When the Vikings used a first-round pick on Trae Waynes last season, the thought was that he would be brought along as a complement to Xavier Rhodes and veteran Terence Newman. Instead, Rhodes, Newman and slot corner Captain Munnerlyn monopolized almost all of the cornerback snaps, leaving Waynes almost exclusively as a backup (minus injury situations) who saw very sporadic playing time.
That all changed in the hours leading up to the regular season opener. Rhodes was warming up and heard a pop in his knee, sidelining him for two weeks and forcing Waynes into the starting lineup.
So what do the deep-dive numbers tell us? For starters, take a look at the week-to-week snap count percentages. The numbers following the player names are the percentage of the snaps they took each week.
Week 1 – Waynes (100), Newman (97), Munnerlyn (57), Mackensie Alexander (3).
Week 2 – Newman (97), Waynes (94), Munnerlyn (82), Alexander (8).
Week 3 – Rhodes (74), Newman (70), Munnerlyn (65), Waynes (51), Alexander (12), Marcus Sherels (5).

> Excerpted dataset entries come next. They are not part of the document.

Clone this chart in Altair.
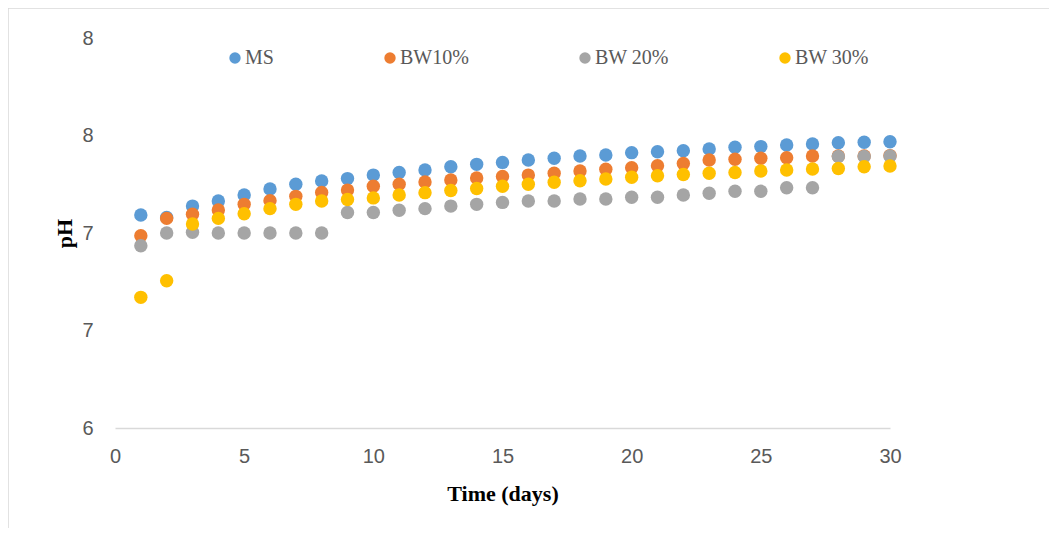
import altair as alt
import pandas as pd

days = list(range(1, 31))
series_names = ["MS", "BW10%", "BW 20%", "BW 30%"]
series_colors = ["#5B9BD5", "#ED7D31", "#A5A5A5", "#FFC000"]

ms = [7.092, 7.08, 7.138, 7.164, 7.195, 7.226, 7.25, 7.267, 7.279, 7.297,
      7.31, 7.323, 7.34, 7.352, 7.362, 7.374, 7.383, 7.395, 7.4, 7.412,
      7.417, 7.422, 7.431, 7.44, 7.443, 7.451, 7.457, 7.463, 7.465, 7.468]
bw10 = [6.986, 7.075, 7.096, 7.118, 7.147, 7.166, 7.188, 7.208, 7.22, 7.24,
        7.25, 7.262, 7.272, 7.282, 7.29, 7.297, 7.306, 7.318, 7.327, 7.335,
        7.345, 7.357, 7.374, 7.378, 7.383, 7.386, 7.395, 7.395, 7.395, 7.397]
bw20 = [6.935, 7.0, 7.004, 7.0, 7.0, 7.0, 7.0, 7.0, 7.105, 7.105,
        7.117, 7.125, 7.138, 7.147, 7.157, 7.164, 7.164, 7.174, 7.174, 7.183,
        7.183, 7.195, 7.204, 7.214, 7.214, 7.232, 7.232, 7.392, 7.392, 7.395]
bw30 = [6.67, 6.755, 7.046, 7.075, 7.099, 7.125, 7.147, 7.164, 7.172, 7.18,
        7.195, 7.207, 7.218, 7.228, 7.24, 7.25, 7.26, 7.268, 7.277, 7.286,
        7.294, 7.3, 7.306, 7.31, 7.318, 7.323, 7.328, 7.331, 7.34, 7.344]

x_ticks = [0, 5, 10, 15, 20, 25, 30]
y_ticks = [6, 6.5, 7, 7.5, 8]
y_tick_labels = ["6", "7", "7", "8", "8"]

rows = []
for name, vals in zip(series_names, [ms, bw10, bw20, bw30]):
    for d, v in zip(days, vals):
        rows.append({"day": d, "pH": v, "series": name})
df = pd.DataFrame(rows)

W, H = 775, 390

parts = []
for t, l in zip(y_ticks, y_tick_labels):
    parts.append(f"datum.value == {t} ? '{l}' : ")
label_expr = "".join(parts) + "''"

points = alt.Chart(df).mark_circle(size=180, opacity=1).encode(
    x=alt.X("day:Q", scale=alt.Scale(domain=[0, 30], nice=False),
            axis=alt.Axis(values=x_ticks, title="Time (days)", grid=False,
                          domain=True, domainColor="#D9D9D9", domainWidth=1.5,
                          ticks=False, labelPadding=18, labelFontSize=20,
                          labelFlush=False,
                          labelFont="Liberation Sans", labelColor="#595959",
                          titleFont="Liberation Serif", titleFontSize=22,
                          titleFontWeight="bold", titleColor="#000000",
                          titlePadding=17)),
    y=alt.Y("pH:Q", scale=alt.Scale(domain=[6, 8], nice=False),
            axis=alt.Axis(values=y_ticks, labelExpr=label_expr, title="pH",
                          grid=False, domain=False, ticks=False,
                          labelPadding=22, labelFontSize=20, labelFlush=False,
                          labelFont="Liberation Sans", labelColor="#595959",
                          titleFont="Liberation Serif", titleFontSize=22,
                          titleFontWeight="bold", titleColor="#000000",
                          titlePadding=5)),
    color=alt.Color("series:N",
                    scale=alt.Scale(domain=series_names, range=series_colors),
                    sort=series_names,
                    legend=alt.Legend(title=None, orient="none", direction="horizontal",
                                      legendX=110, legendY=10, columnPadding=106,
                                      symbolType="circle", symbolSize=130,
                                      symbolStrokeWidth=0, labelOffset=0,
                                      labelFont="Liberation Serif", labelFontSize=20,
                                      labelColor="#595959")),
)

border = alt.Chart(pd.DataFrame({"a": [0]})).mark_rect(
    fill=None, stroke="#D9D9D9", strokeWidth=1.5
).encode(
    x=alt.value(-107), x2=alt.value(W + 400),
    y=alt.value(-30), y2=alt.value(H + 300),
)

chart = alt.layer(border, points).properties(
    width=W, height=H,
    background="white",
    autosize=alt.AutoSizeParams(type="none"),
    padding={"left": 107, "top": 30, "right": 159, "bottom": 100},
).configure_view(strokeWidth=0, stroke="transparent")

chart.save("out.html", embed_options={"renderer": "svg", "actions": False})
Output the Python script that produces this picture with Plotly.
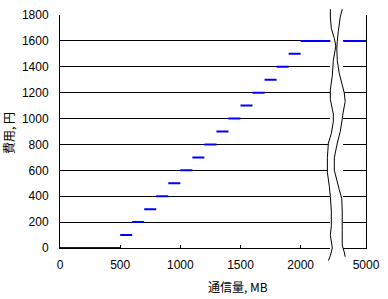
import plotly.graph_objects as go

# Data: step-wise tariff (cost in yen vs traffic in MB)
usage_start = [0, 500, 600, 700, 800, 900, 1000, 1100, 1200, 1300, 1400, 1500, 1600, 1700, 1800, 1900, 2000]
usage_end = [500, 600, 700, 800, 900, 1000, 1100, 1200, 1300, 1400, 1500, 1600, 1700, 1800, 1900, 2000, 5000]
cost_yen = [0, 100, 200, 300, 400, 500, 600, 700, 800, 900, 1000, 1100, 1200, 1300, 1400, 1500, 1600]

x_ticks_left = [0, 500, 1000, 1500, 2000]
x_ticks_right = [5000]
y_ticks = [0, 200, 400, 600, 800, 1000, 1200, 1400, 1600, 1800]

xs, ys = [], []
for s, e, c in zip(usage_start, usage_end, cost_yen):
    xs += [s, e, None]
    ys += [c, c, None]

W, H = 388, 299
L, R, T, B = 60, 19, 8, 51
pw, ph = W - L - R, H - T - B

def px(x):
    return (x - L) / pw

def py(y):
    return (H - B - y) / ph

line_style = dict(color="#0000FF", width=2)
fig = go.Figure()
fig.add_trace(go.Scatter(x=xs, y=ys, mode="lines", line=line_style, xaxis="x", yaxis="y",
                         showlegend=False, hoverinfo="skip", cliponaxis=False))
fig.add_trace(go.Scatter(x=xs, y=ys, mode="lines", line=line_style, xaxis="x2", yaxis="y2",
                         showlegend=False, hoverinfo="skip"))

tickfont = dict(family="Liberation Sans, Arial, sans-serif", size=12, color="black")
left_end = 333
right_start = 346
scale = (303 - 60) / 2000.0
left_max = (left_end - 60) / scale
right_min = 5000 - (369 - right_start) / scale

fig.update_layout(
    width=W, height=H,
    margin=dict(l=L, r=R, t=T, b=B, pad=0),
    paper_bgcolor="white", plot_bgcolor="white",
    xaxis=dict(domain=[0, px(left_end)], range=[0, left_max], anchor="y",
               tickmode="array", tickvals=x_ticks_left, ticks="inside", ticklen=3,
               tickcolor="black", showline=True, linecolor="black", linewidth=1,
               showgrid=False, zeroline=False, tickfont=tickfont, ticklabelstandoff=6,
               layer="below traces"),
    xaxis2=dict(domain=[px(right_start), 1], range=[right_min, 5000], anchor="y2",
                tickmode="array", tickvals=x_ticks_right, ticks="inside", ticklen=3,
                tickcolor="black", showline=True, linecolor="black", linewidth=1,
                showgrid=False, zeroline=False, tickfont=tickfont, ticklabelstandoff=6,
                layer="below traces"),
    yaxis=dict(domain=[0, 1], range=[0, 1800], anchor="x", tickmode="array",
               tickvals=y_ticks, ticks="", showline=True, linecolor="black", linewidth=1,
               showgrid=True, gridcolor="black", gridwidth=1, zeroline=False,
               tickfont=tickfont, ticklabelstandoff=8, layer="below traces"),
    yaxis2=dict(domain=[0, 1], range=[0, 1800], anchor="x2", side="right", tickmode="array",
                tickvals=y_ticks, ticks="", showline=True, linecolor="black", linewidth=1,
                showgrid=True, gridcolor="black", gridwidth=1, zeroline=False,
                showticklabels=False, layer="below traces"),
)

# axis titles
title_font = dict(family="Noto Sans CJK JP, sans-serif", size=12, color="black")
fig.add_annotation(text="通信量, MB", xref="paper", yref="paper", x=px(240), y=py(288),
                   showarrow=False, font=title_font, xanchor="center", yanchor="middle")
fig.add_annotation(text="費用, 円", xref="paper", yref="paper", x=px(8), y=py(130),
                   showarrow=False, font=title_font, textangle=-90, xanchor="center", yanchor="middle")

# axis break decoration (two wavy lines)
left_wave = [(333, 2), (333, 10), (334, 22), (337, 32), (338.5, 40), (336, 55), (335, 70), (333, 85),
             (333, 95), (336, 110), (336, 118), (334, 130), (331, 140), (330, 155), (330, 170),
             (332, 185), (333, 195), (334, 210), (334, 225), (333, 235), (335, 248), (333, 256), (331, 261)]
right_wave = [(345, 2), (343, 10), (341, 25), (340, 35), (339.5, 42), (340, 55), (342, 68), (345, 80),
              (347, 88), (348, 97), (346, 108), (345, 115), (343, 128), (340, 140), (337, 155),
              (337, 168), (340, 180), (342, 188), (344.5, 197), (345, 210), (345, 230), (345, 245),
              (347, 252), (348, 257)]

def to_path(pts, close=False):
    p = "M " + " L ".join(f"{px(x):.5f},{py(y):.5f}" for x, y in pts)
    return p + (" Z" if close else "")

fig.add_shape(type="path", xref="paper", yref="paper",
              path=to_path(left_wave + right_wave[::-1], close=True),
              fillcolor="white", line=dict(width=0), layer="above")
for wave in (left_wave, right_wave):
    fig.add_shape(type="path", xref="paper", yref="paper", path=to_path(wave),
                  line=dict(color="black", width=1), layer="above")

fig.write_html("out.html")
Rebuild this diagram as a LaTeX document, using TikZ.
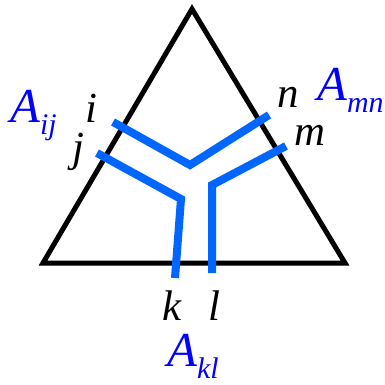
\documentclass[tikz,border=0pt]{standalone}
\usepackage{fontspec}
\setmainfont{Liberation Serif}
\definecolor{PairBlue}{HTML}{0066FF}
\begin{document}
\begin{tikzpicture}[x=1bp,y=-1bp]
  \tikzstyle{pairline}=[draw=PairBlue,line width=8bp]
  \tikzstyle{index}=[inner sep=0pt,anchor=base,
    font=\fontsize{43}{46}\selectfont\itshape]
  \tikzstyle{block}=[inner sep=0pt,anchor=base west,text=blue,
    font=\fontsize{49}{52}\selectfont\itshape]
  \newcommand{\blocksub}[1]{\raisebox{-12bp}{\fontsize{30}{32}\selectfont #1}}
  \useasboundingbox (0,0) rectangle (385,385);
  % triangle
  \coordinate (top) at (192,9);
  \coordinate (left) at (43,263);
  \coordinate (right) at (345,263);
  \draw[line width=5bp] (top) -- (left) -- (right) -- cycle;
  % blue pair lines
  \coordinate (ei) at (113,122);
  \coordinate (en) at (269,115);
  \coordinate (ej) at (97,153);
  \coordinate (ek) at (175,278);
  \coordinate (em) at (286,146);
  \coordinate (el) at (212,273);
  \draw[pairline] (ei) -- (190,165) -- (en);
  \draw[pairline] (ej) -- (181,199) -- (ek);
  \draw[pairline] (em) -- (212,185) -- (el);
  % index labels
  \node[index] (i) at (91,122) {i};
  \node[index] (j) at (78,161) {j};
  \node[index] (n) at (288,107) {n};
  \node[index] (m) at (310,145) {m};
  \node[index] (k) at (172,320) {k};
  \node[index] (l) at (214,320) {l};
  % block labels
  \node[block] (Aij) at (10,122) {A\blocksub{ij}};
  \node[block] (Amn) at (317,100) {A\blocksub{mn}};
  \node[block] (Akl) at (167,366) {A\blocksub{kl}};
\end{tikzpicture}
\end{document}
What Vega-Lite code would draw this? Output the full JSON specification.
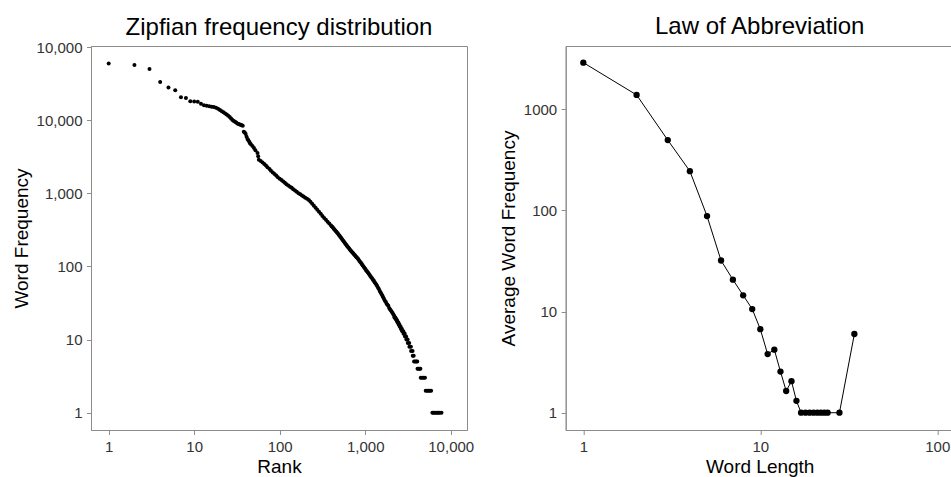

Week 4 – Munnerlyn (97), Newman (85), Rhodes (68), Waynes (47).
Week 5 – Newman (89), Rhodes (86), Munnerlyn (75), Waynes (25), Alexander (19).
The first thing that jumps out at you is the value that Newman and Munnerlyn have been to the secondary. While Rhodes has received the lion’s share of attention for his work against players like Kelvin Benjamin, Odell Beckham Jr. and DeAndre Hopkins, Newman has consistently been playing the most among the outside cornerbacks.
Munnerlyn’s numbers are relatively easy to determine. The more he is on the field is in direct correlation to how often an opponent lines up in three- and four-receiver sets. The Packers are running more and using numerous two-tight end sets. As a result, in Week 3, Munnerlyn was on the field for just 65 percent of snaps. When the Giants came in with a game plan of not allowing Eli Manning to be sacked, they lined up in three-receiver sets almost exclusively. As Munnerlyn was on the field for 97 percent of snaps, linebacker Chad Greenway was on the field for just two plays.
The return of Rhodes from injury has been done judiciously. In the three games he has played, he has been in the lineup 74, 68 and 86 percent of the time. Expect to see those numbers stay high as the season continues.
Once Rhodes returned, Waynes was used markedly less. In the two games without Rhodes, Waynes was on the field 100 percent of snaps in the opener and 94 percent against Green Bay in Week 2. His playing time has been significantly cut since Rhodes returned, posting play percentage numbers of 51, 47 and 25 percent – a consistent drop. However, if the Vikings can get comfortable leads, look for Zimmer to use Waynes to spell Newman, which would have the two-fold effect of resting a 38-year-old veteran and getting Waynes more experience in his second season.
Alexander has been similar to many of his 2016 rookie counterparts, seeing sporadic action. His numbers went up last Sunday primarily because the Vikings had a comfortable lead and the defense began rotating players in the second half.
To assess the numbers to date this season, Rhodes has been getting the majority of the attention for his strong play against elite receivers, but both Newman and Munnerlyn have been used heavily with Waynes proving he belongs and can make plays.
All things considered, expect to see a lot more of Newman and Munnerlyn on the field and the younger players being mixed in with small doses. The Cornerback Whisperer has a plan in place for his younger students, but for now it’s a win-each-week mentality.